• Aim of the exercise:
Write out the listing below exactly, and omit any images you find in it.

• Recorded data:

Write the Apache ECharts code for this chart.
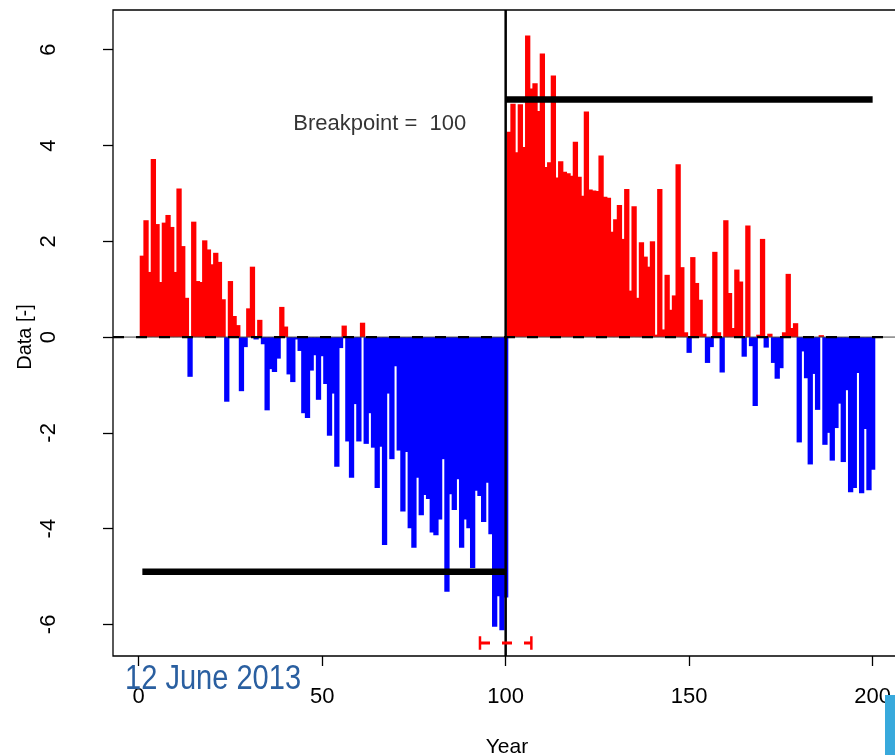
<!DOCTYPE html>
<html>
<head>
<meta charset="utf-8">
<script src="https://cdn.jsdelivr.net/npm/echarts@6/dist/echarts.min.js"></script>
<style>
  html, body { margin: 0; padding: 0; background: #fff; }
  #chart { width: 895px; height: 755px; }
</style>
</head>
<body>
<div id="chart"></div>
<script>
// ---- data ----
const values = [
  1.70, 2.44, 1.36, 3.72, 2.36, 1.15, 2.39, 2.55, 2.30, 1.36,
  3.10, 1.90, 0.82, -0.83, 2.41, 1.17, 1.15, 2.02, 1.83, 1.52,
  1.76, 1.57, 0.79, -1.35, 1.17, 0.44, 0.25, -1.13, -0.21, 0.60,
  1.47, -0.05, 0.36, -0.15, -1.53, -0.67, -0.73, -0.45, 0.63, 0.22,
  -0.78, -0.94, -0.05, -0.29, -1.59, -1.69, -0.70, -0.38, -1.31, -0.40,
  -0.98, -2.06, -1.18, -2.71, -0.23, 0.24, -2.18, -2.94, -1.40, -2.18,
  0.30, -2.23, -1.59, -2.31, -3.15, -2.29, -4.34, -1.18, -2.55, -0.61,
  -2.37, -3.64, -2.40, -3.99, -4.40, -2.94, -3.72, -3.30, -3.38, -4.08,
  -4.14, -3.81, -2.55, -5.32, -3.28, -3.61, -2.97, -4.40, -3.81, -3.99,
  -4.82, -3.21, -3.32, -3.86, -3.04, -4.12, -6.05, -5.41, -6.12, -5.44,
  4.29, 4.87, 3.86, 4.86, 3.97, 6.30, 5.19, 5.30, 4.72, 5.92,
  3.55, 3.65, 5.46, 3.33, 3.67, 3.45, 3.42, 3.37, 4.08, 3.35,
  2.95, 4.71, 3.08, 3.06, 3.05, 3.79, 2.93, 2.91, 2.20, 2.46,
  2.76, 2.05, 3.09, 0.97, 2.73, 0.82, 1.98, 1.68, 1.47, 2.00,
  0.05, 3.09, 0.16, 1.30, 0.57, 0.87, 3.61, 1.46, 0.10, -0.33,
  1.67, 1.13, 0.78, 0.07, -0.54, -0.21, 1.78, 0.10, -0.74, 2.44,
  0.92, 0.19, 1.41, 1.16, -0.41, 2.33, -0.19, -1.44, 0.05, 2.05,
  -0.22, 0.07, -0.54, -0.87, -0.65, 0.10, 1.32, 0.19, 0.29, -2.20,
  -0.30, -0.86, -2.66, -0.77, -1.52, 0.04, -2.25, -2.00, -2.58, -1.90,
  -1.39, -2.61, -1.11, -3.24, -3.15, -0.75, -3.26, -1.92, -3.20, -2.77
];
const breakpoint = 100;
const meanBefore = -4.90;
const meanAfter = 4.96;
const segBefore = [1, 100];
const segAfter = [100, 200];
const ciRange = [93, 107];
const ciLevel = -6.39;
const xTicks = [0, 50, 100, 150, 200];
const yTicks = [-6, -4, -2, 0, 2, 4, 6];
const xRange = [-7, 208];
const yRange = [-6.66, 6.83];
const breakLabel = 'Breakpoint =  100';
const breakLabelPos = [65.7, 4.45];

const RED = '#ff0000', BLUE = '#0000ff';
const FONT = '"Liberation Sans", Arial, sans-serif';

// larger bars drawn last (on top), like the reference
const barData = values
  .map((v, i) => ({ value: [i + 1, v], itemStyle: { color: v >= 0 ? RED : BLUE } }))
  .sort((a, b) => Math.abs(a.value[1]) - Math.abs(b.value[1]));

const chart = echarts.init(document.getElementById('chart'), null, { renderer: 'canvas' });

const lineSeries = (data, color, width, z, dash) => ({
  type: 'line', data, symbol: 'none', showSymbol: false, silent: true, z,
  lineStyle: { color, width, type: dash || 'solid', cap: 'butt' },
  animation: false
});

chart.setOption({
  animation: false,
  backgroundColor: '#fff',
  grid: { left: 113, top: 10, width: 789, height: 646, show: true, borderColor: '#000', borderWidth: 1.3,
          backgroundColor: 'transparent', outerBoundsMode: 'none', containLabel: false },
  xAxis: {
    type: 'value', min: xRange[0], max: xRange[1],
    axisLine: { show: false, onZero: false }, splitLine: { show: false },
    axisTick: { show: true, inside: false, length: 10, customValues: xTicks, lineStyle: { color: '#000', width: 1.3 } },
    axisLabel: { customValues: xTicks, color: '#000', fontSize: 22, fontFamily: FONT, margin: 30 }
  },
  yAxis: {
    type: 'value', min: yRange[0], max: yRange[1],
    axisLine: { show: false, onZero: false }, splitLine: { show: false },
    axisTick: { show: true, inside: false, length: 10, customValues: yTicks, lineStyle: { color: '#000', width: 1.3 } },
    axisLabel: { customValues: yTicks, rotate: 90, color: '#000', fontSize: 22, fontFamily: FONT, margin: 53 }
  },
  series: [
    { type: 'bar', data: barData, barWidth: 5.3, z: 2, silent: true, animation: false },
    lineSeries([[xRange[0], 0], [xRange[1], 0]], '#444', 1, 3),
    lineSeries([[xRange[0], 0], [xRange[1], 0]], '#000', 2.2, 3, [11, 12]),
    lineSeries([[breakpoint, yRange[0]], [breakpoint, yRange[1]]], '#000', 2.5, 5),
    lineSeries([[segBefore[0], meanBefore], [segBefore[1], meanBefore]], '#000', 6.5, 5),
    lineSeries([[segAfter[0], meanAfter], [segAfter[1], meanAfter]], '#000', 6.5, 5),
    lineSeries([[ciRange[0], ciLevel], [ciRange[1], ciLevel]], RED, 3, 5, [10, 12]),
    lineSeries([[ciRange[0], ciLevel - 0.14], [ciRange[0], ciLevel + 0.14]], RED, 2.5, 5),
    lineSeries([[ciRange[1], ciLevel - 0.14], [ciRange[1], ciLevel + 0.14]], RED, 2.5, 5),
    {
      type: 'scatter', data: [breakLabelPos], symbolSize: 0, z: 6, silent: true,
      label: { show: true, position: 'inside', formatter: breakLabel, color: '#000', fontSize: 22, fontFamily: FONT }
    }
  ],
  graphic: [
    { type: 'text', x: 125, y: 662, scaleX: 0.83, z: 10, style: { text: '12 June 2013', fill: '#2a5fa0', fontSize: 35, fontFamily: FONT } },
    { type: 'rect', shape: { x: 885, y: 695, width: 10, height: 60 }, z: 10, style: { fill: '#38a9dc' } },
    { type: 'text', x: 507, y: 747, z: 10, style: { text: 'Year', fill: '#000', fontSize: 21, fontFamily: FONT, align: 'center', verticalAlign: 'middle' } },
    { type: 'text', x: 25, y: 337, rotation: Math.PI / 2, z: 10, style: { text: 'Data [-]', fill: '#000', fontSize: 20, fontFamily: FONT, align: 'center', verticalAlign: 'middle' } }
  ]
});
</script>
</body>
</html>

• Problem solution:
Write the Apache ECharts code for this chart.
<!DOCTYPE html>
<html>
<head>
<meta charset="utf-8">
<script src="https://cdn.jsdelivr.net/npm/echarts@6/dist/echarts.min.js"></script>
<style>
  html, body { margin: 0; padding: 0; background: #fff; }
  #chart { width: 895px; height: 755px; }
</style>
</head>
<body>
<div id="chart"></div>
<script>
// ---- data ----
const values = [
  1.70, 2.44, 1.36, 3.72, 2.36, 1.15, 2.39, 2.55, 2.30, 1.36,
  3.10, 1.90, 0.82, -0.83, 2.41, 1.17, 1.15, 2.02, 1.83, 1.52,
  1.76, 1.57, 0.79, -1.35, 1.17, 0.44, 0.25, -1.13, -0.21, 0.60,
  1.47, -0.05, 0.36, -0.15, -1.53, -0.67, -0.73, -0.45, 0.63, 0.22,
  -0.78, -0.94, -0.05, -0.29, -1.59, -1.69, -0.70, -0.38, -1.31, -0.40,
  -0.98, -2.06, -1.18, -2.71, -0.23, 0.24, -2.18, -2.94, -1.40, -2.18,
  0.30, -2.23, -1.59, -2.31, -3.15, -2.29, -4.34, -1.18, -2.55, -0.61,
  -2.37, -3.64, -2.40, -3.99, -4.40, -2.94, -3.72, -3.30, -3.38, -4.08,
  -4.14, -3.81, -2.55, -5.32, -3.28, -3.61, -2.97, -4.40, -3.81, -3.99,
  -4.82, -3.21, -3.32, -3.86, -3.04, -4.12, -6.05, -5.41, -6.12, -5.44,
  4.29, 4.87, 3.86, 4.86, 3.97, 6.30, 5.19, 5.30, 4.72, 5.92,
  3.55, 3.65, 5.46, 3.33, 3.67, 3.45, 3.42, 3.37, 4.08, 3.35,
  2.95, 4.71, 3.08, 3.06, 3.05, 3.79, 2.93, 2.91, 2.20, 2.46,
  2.76, 2.05, 3.09, 0.97, 2.73, 0.82, 1.98, 1.68, 1.47, 2.00,
  0.05, 3.09, 0.16, 1.30, 0.57, 0.87, 3.61, 1.46, 0.10, -0.33,
  1.67, 1.13, 0.78, 0.07, -0.54, -0.21, 1.78, 0.10, -0.74, 2.44,
  0.92, 0.19, 1.41, 1.16, -0.41, 2.33, -0.19, -1.44, 0.05, 2.05,
  -0.22, 0.07, -0.54, -0.87, -0.65, 0.10, 1.32, 0.19, 0.29, -2.20,
  -0.30, -0.86, -2.66, -0.77, -1.52, 0.04, -2.25, -2.00, -2.58, -1.90,
  -1.39, -2.61, -1.11, -3.24, -3.15, -0.75, -3.26, -1.92, -3.20, -2.77
];
const breakpoint = 100;
const meanBefore = -4.90;
const meanAfter = 4.96;
const segBefore = [1, 100];
const segAfter = [100, 200];
const ciRange = [93, 107];
const ciLevel = -6.39;
const xTicks = [0, 50, 100, 150, 200];
const yTicks = [-6, -4, -2, 0, 2, 4, 6];
const xRange = [-7, 208];
const yRange = [-6.66, 6.83];
const breakLabel = 'Breakpoint =  100';
const breakLabelPos = [65.7, 4.45];

const RED = '#ff0000', BLUE = '#0000ff';
const FONT = '"Liberation Sans", Arial, sans-serif';

// larger bars drawn last (on top), like the reference
const barData = values
  .map((v, i) => ({ value: [i + 1, v], itemStyle: { color: v >= 0 ? RED : BLUE } }))
  .sort((a, b) => Math.abs(a.value[1]) - Math.abs(b.value[1]));

const chart = echarts.init(document.getElementById('chart'), null, { renderer: 'canvas' });

const lineSeries = (data, color, width, z, dash) => ({
  type: 'line', data, symbol: 'none', showSymbol: false, silent: true, z,
  lineStyle: { color, width, type: dash || 'solid', cap: 'butt' },
  animation: false
});

chart.setOption({
  animation: false,
  backgroundColor: '#fff',
  grid: { left: 113, top: 10, width: 789, height: 646, show: true, borderColor: '#000', borderWidth: 1.3,
          backgroundColor: 'transparent', outerBoundsMode: 'none', containLabel: false },
  xAxis: {
    type: 'value', min: xRange[0], max: xRange[1],
    axisLine: { show: false, onZero: false }, splitLine: { show: false },
    axisTick: { show: true, inside: false, length: 10, customValues: xTicks, lineStyle: { color: '#000', width: 1.3 } },
    axisLabel: { customValues: xTicks, color: '#000', fontSize: 22, fontFamily: FONT, margin: 30 }
  },
  yAxis: {
    type: 'value', min: yRange[0], max: yRange[1],
    axisLine: { show: false, onZero: false }, splitLine: { show: false },
    axisTick: { show: true, inside: false, length: 10, customValues: yTicks, lineStyle: { color: '#000', width: 1.3 } },
    axisLabel: { customValues: yTicks, rotate: 90, color: '#000', fontSize: 22, fontFamily: FONT, margin: 53 }
  },
  series: [
    { type: 'bar', data: barData, barWidth: 5.3, z: 2, silent: true, animation: false },
    lineSeries([[xRange[0], 0], [xRange[1], 0]], '#444', 1, 3),
    lineSeries([[xRange[0], 0], [xRange[1], 0]], '#000', 2.2, 3, [11, 12]),
    lineSeries([[breakpoint, yRange[0]], [breakpoint, yRange[1]]], '#000', 2.5, 5),
    lineSeries([[segBefore[0], meanBefore], [segBefore[1], meanBefore]], '#000', 6.5, 5),
    lineSeries([[segAfter[0], meanAfter], [segAfter[1], meanAfter]], '#000', 6.5, 5),
    lineSeries([[ciRange[0], ciLevel], [ciRange[1], ciLevel]], RED, 3, 5, [10, 12]),
    lineSeries([[ciRange[0], ciLevel - 0.14], [ciRange[0], ciLevel + 0.14]], RED, 2.5, 5),
    lineSeries([[ciRange[1], ciLevel - 0.14], [ciRange[1], ciLevel + 0.14]], RED, 2.5, 5),
    {
      type: 'scatter', data: [breakLabelPos], symbolSize: 0, z: 6, silent: true,
      label: { show: true, position: 'inside', formatter: breakLabel, color: '#000', fontSize: 22, fontFamily: FONT }
    }
  ],
  graphic: [
    { type: 'text', x: 125, y: 662, scaleX: 0.83, z: 10, style: { text: '12 June 2013', fill: '#2a5fa0', fontSize: 35, fontFamily: FONT } },
    { type: 'rect', shape: { x: 885, y: 695, width: 10, height: 60 }, z: 10, style: { fill: '#38a9dc' } },
    { type: 'text', x: 507, y: 747, z: 10, style: { text: 'Year', fill: '#000', fontSize: 21, fontFamily: FONT, align: 'center', verticalAlign: 'middle' } },
    { type: 'text', x: 25, y: 337, rotation: Math.PI / 2, z: 10, style: { text: 'Data [-]', fill: '#000', fontSize: 20, fontFamily: FONT, align: 'center', verticalAlign: 'middle' } }
  ]
});
</script>
</body>
</html>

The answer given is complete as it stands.